===== Supplied information

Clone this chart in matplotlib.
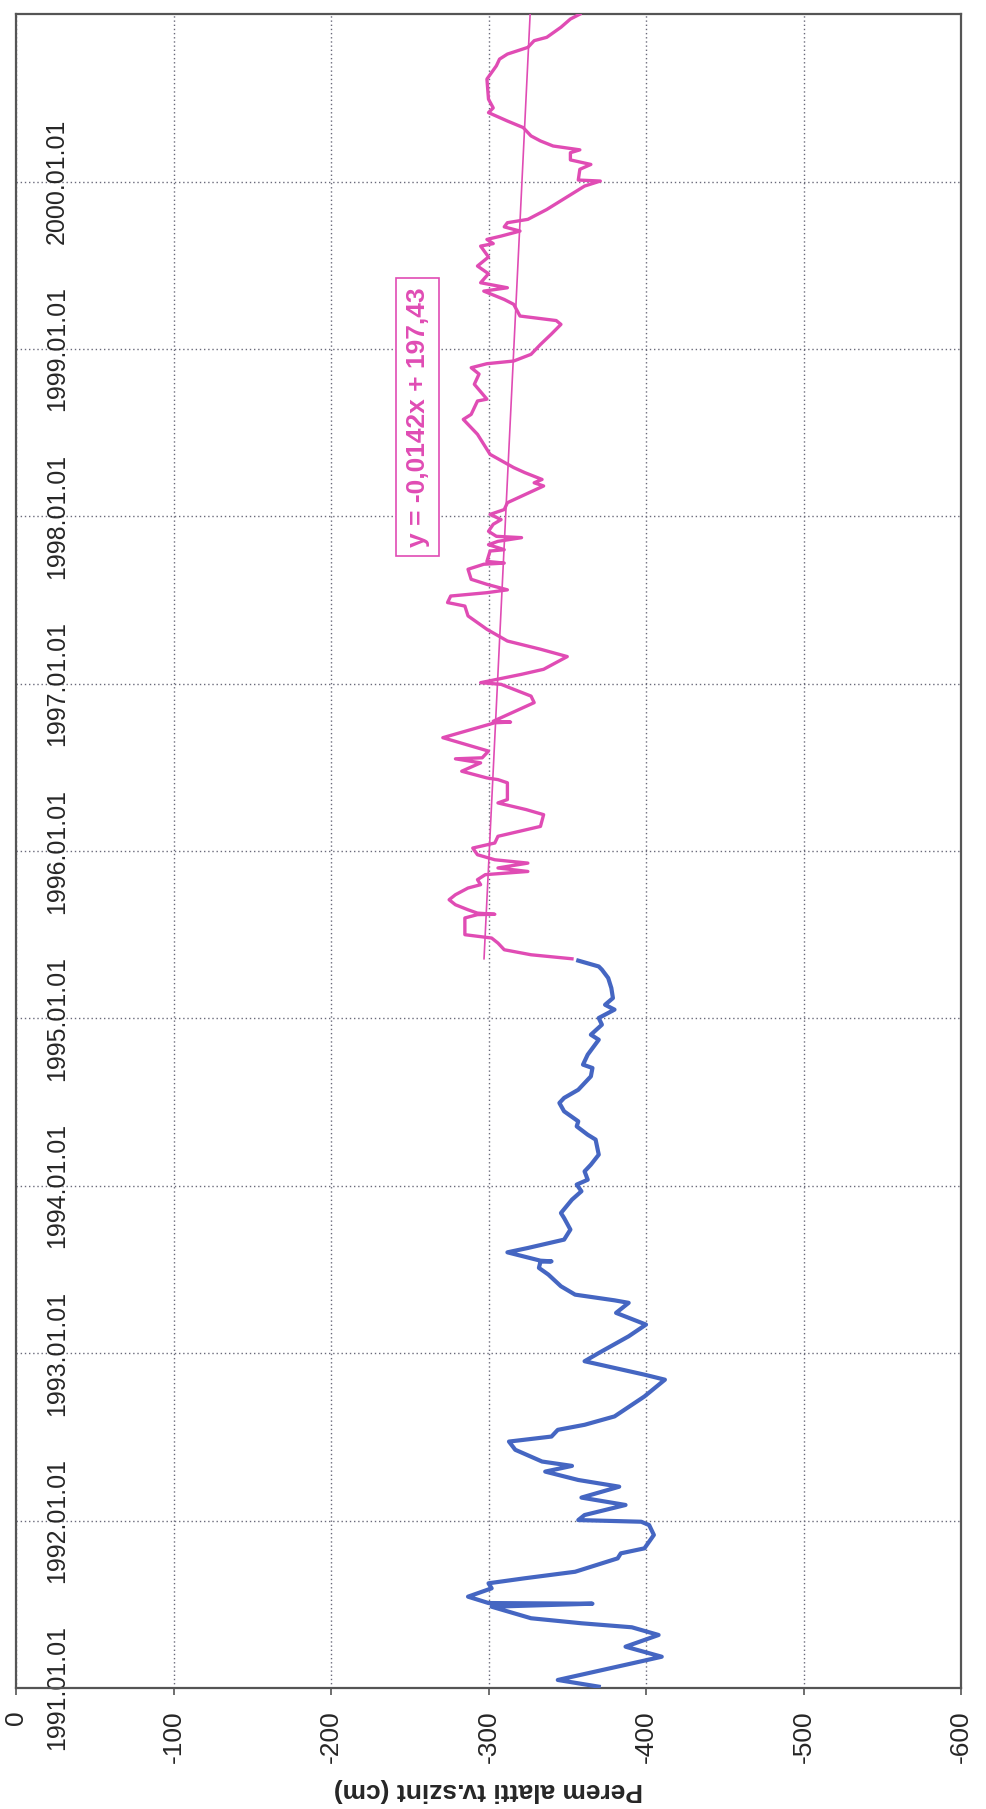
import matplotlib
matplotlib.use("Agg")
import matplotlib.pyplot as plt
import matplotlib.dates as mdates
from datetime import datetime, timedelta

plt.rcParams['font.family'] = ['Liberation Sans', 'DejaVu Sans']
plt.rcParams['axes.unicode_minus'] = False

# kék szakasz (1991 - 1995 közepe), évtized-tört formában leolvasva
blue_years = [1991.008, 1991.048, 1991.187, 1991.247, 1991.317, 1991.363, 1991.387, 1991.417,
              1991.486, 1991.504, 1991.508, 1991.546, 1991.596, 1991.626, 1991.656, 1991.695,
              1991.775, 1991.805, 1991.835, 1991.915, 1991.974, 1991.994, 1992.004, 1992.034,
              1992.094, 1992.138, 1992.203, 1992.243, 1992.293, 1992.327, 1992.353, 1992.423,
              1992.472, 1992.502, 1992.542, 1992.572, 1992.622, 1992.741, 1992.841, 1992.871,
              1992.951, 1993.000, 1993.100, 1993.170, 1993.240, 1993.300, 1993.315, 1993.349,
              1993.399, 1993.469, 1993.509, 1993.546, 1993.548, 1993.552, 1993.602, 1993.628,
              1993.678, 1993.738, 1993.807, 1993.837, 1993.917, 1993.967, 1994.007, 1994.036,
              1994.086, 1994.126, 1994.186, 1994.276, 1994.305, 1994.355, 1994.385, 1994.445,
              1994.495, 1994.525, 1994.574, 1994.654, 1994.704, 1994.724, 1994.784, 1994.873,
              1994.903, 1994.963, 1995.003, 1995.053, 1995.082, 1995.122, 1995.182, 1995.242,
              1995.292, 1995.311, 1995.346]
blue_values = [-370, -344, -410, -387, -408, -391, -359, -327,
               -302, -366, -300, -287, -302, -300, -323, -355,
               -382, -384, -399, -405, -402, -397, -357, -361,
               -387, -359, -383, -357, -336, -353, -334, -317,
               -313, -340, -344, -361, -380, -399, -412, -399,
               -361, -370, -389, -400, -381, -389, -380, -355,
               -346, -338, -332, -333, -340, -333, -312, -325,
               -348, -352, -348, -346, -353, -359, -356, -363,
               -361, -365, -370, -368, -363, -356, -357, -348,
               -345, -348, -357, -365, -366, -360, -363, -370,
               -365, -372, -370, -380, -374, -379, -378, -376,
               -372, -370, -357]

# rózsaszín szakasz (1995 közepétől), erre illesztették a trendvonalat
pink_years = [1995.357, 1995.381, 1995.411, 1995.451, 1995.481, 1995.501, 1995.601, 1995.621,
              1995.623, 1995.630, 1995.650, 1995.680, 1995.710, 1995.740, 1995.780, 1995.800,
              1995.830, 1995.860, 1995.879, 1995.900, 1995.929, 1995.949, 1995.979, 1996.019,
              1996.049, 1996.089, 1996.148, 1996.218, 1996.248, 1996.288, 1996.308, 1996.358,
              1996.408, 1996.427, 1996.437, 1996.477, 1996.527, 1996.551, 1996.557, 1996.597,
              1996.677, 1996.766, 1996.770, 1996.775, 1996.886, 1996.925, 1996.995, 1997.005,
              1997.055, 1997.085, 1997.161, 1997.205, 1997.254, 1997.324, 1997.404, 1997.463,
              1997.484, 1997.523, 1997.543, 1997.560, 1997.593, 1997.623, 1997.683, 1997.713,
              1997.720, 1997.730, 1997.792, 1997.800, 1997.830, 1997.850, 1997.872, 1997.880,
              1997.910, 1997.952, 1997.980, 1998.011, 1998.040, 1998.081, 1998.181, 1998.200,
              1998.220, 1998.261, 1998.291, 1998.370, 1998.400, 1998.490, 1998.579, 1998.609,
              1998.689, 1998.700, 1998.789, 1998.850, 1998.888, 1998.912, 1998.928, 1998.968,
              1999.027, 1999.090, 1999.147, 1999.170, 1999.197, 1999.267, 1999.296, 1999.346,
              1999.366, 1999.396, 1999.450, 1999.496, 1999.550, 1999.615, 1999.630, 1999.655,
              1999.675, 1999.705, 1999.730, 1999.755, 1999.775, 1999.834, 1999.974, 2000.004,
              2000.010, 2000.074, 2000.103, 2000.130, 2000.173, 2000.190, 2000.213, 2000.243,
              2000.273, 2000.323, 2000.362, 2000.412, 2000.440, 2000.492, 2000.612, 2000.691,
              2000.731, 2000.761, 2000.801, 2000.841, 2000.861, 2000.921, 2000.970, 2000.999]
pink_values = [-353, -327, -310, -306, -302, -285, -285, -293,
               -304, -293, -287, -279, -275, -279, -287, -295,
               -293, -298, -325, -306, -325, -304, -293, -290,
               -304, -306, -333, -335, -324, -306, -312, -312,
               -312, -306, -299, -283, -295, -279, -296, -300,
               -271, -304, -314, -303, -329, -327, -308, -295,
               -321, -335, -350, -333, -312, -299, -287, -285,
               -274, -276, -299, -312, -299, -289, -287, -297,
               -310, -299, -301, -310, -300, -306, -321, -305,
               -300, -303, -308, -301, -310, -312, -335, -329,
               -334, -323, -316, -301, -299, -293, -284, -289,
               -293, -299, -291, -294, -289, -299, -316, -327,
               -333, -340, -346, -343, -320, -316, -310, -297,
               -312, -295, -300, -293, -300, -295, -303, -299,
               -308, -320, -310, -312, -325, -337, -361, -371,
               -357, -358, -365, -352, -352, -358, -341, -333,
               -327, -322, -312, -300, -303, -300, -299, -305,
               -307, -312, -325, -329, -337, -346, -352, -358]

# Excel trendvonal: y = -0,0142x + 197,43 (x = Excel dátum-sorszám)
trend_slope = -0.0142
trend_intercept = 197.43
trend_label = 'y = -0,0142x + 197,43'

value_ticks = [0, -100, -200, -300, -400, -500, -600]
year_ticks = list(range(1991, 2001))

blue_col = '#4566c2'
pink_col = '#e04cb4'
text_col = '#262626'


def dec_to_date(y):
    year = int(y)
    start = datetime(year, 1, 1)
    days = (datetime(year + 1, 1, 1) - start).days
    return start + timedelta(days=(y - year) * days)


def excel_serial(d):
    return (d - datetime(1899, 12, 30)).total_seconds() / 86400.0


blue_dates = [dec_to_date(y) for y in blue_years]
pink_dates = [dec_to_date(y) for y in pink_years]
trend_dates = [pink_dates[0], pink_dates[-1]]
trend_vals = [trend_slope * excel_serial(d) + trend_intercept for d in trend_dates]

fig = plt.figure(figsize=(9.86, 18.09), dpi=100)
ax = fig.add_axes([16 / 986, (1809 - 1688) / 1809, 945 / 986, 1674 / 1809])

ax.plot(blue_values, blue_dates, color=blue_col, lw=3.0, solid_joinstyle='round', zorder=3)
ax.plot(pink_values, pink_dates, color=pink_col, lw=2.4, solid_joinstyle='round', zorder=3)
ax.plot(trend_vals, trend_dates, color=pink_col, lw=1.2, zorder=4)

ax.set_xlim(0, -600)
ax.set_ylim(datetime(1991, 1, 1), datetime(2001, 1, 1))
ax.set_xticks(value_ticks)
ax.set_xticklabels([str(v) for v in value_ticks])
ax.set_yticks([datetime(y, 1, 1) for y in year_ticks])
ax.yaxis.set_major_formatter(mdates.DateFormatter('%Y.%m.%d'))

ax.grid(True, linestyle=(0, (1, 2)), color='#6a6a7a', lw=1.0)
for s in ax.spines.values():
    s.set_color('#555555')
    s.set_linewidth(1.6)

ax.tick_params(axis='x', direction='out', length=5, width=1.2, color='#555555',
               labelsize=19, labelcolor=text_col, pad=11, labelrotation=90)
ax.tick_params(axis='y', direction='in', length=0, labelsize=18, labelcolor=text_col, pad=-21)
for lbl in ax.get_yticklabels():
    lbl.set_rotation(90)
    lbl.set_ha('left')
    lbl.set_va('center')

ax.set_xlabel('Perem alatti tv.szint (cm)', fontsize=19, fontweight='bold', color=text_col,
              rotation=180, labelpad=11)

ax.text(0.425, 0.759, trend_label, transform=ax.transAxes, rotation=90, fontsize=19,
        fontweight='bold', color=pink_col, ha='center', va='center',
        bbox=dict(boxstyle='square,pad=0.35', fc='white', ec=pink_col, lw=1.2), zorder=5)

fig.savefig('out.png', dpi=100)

==========

→ **Requirements**
Return exactly what appears from the opening line of the material through the line with "from datetime import datetime, timedelta", apart from the pictures.

→ **Task output**
Clone this chart in matplotlib.
import matplotlib
matplotlib.use("Agg")
import matplotlib.pyplot as plt
import matplotlib.dates as mdates
from datetime import datetime, timedelta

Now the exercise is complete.